New Federal Insurance Office's Role Debated

Participants at a Treasury Department panel on insurance regulation Friday offered divergent opinions about the role the new Federal Insurance Office should play.

Consumer advocates pointed to perceived gaps in the current regulatory system, while industry representatives complained about what they called duplicative and burdensome rules from the 50 states that serve as their main regulators.

Yet most of the speakers said the current system does well at ensuring that insurers stay solvent. They cited the small number of insurer failures stemming from the 2008 financial crisis relative to the troubles faced by other financial firms.

The panel is part of an effort by the director of the insurance office, Michael McRaith, to solicit input for a report to Congress on how to modernize and improve insurance regulation.

The report, due in January, was mandated by the Dodd-Frank Act, which also created the insurance office.

McRaith, who was appointed to head the Federal Insurance Office earlier this year, was previously a state regulator himself. He spent six years as director of the Illinois Department of Insurance.

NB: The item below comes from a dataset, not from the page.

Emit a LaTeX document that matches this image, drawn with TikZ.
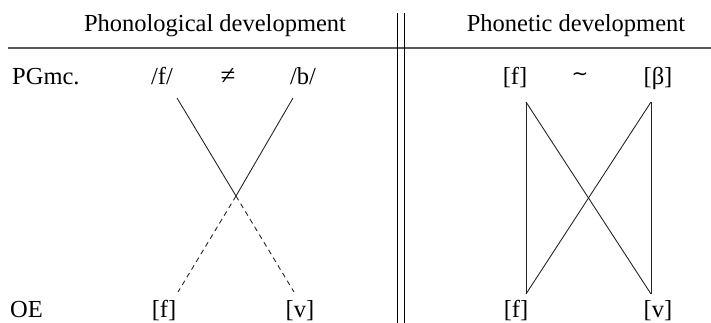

John D. Johns, chief executive of life insurer Protective Life Corp., complained that the "current system is highly inefficient," while Markham McKnight, the head of the insurance agency within BancorpSouth Inc., said the process of being licensed to sell coverage in multiple states is "complicated, redundant and [an] unnecessarily costly quagmire."

McKnight called for a national registry to ease licensing requirements, while Johns proposed a "passport" system for insurance companies, overseen by the Federal Insurance Office, which would allow them to operate in multiple states while being regulated by one.

Daniel Schwarcz, a professor at the University of Minnesota Law School, said such a system would encourage a "race to the bottom."

"You can't have any system in which regulated entities have any choice over their regulators. That, to me, is one of the No. 1 lessons of the financial crisis," he said.

"The best approach," Schwarcz said, "is a hybrid approach … where there is no choice and where the federal government uses pressure to make sure the states act."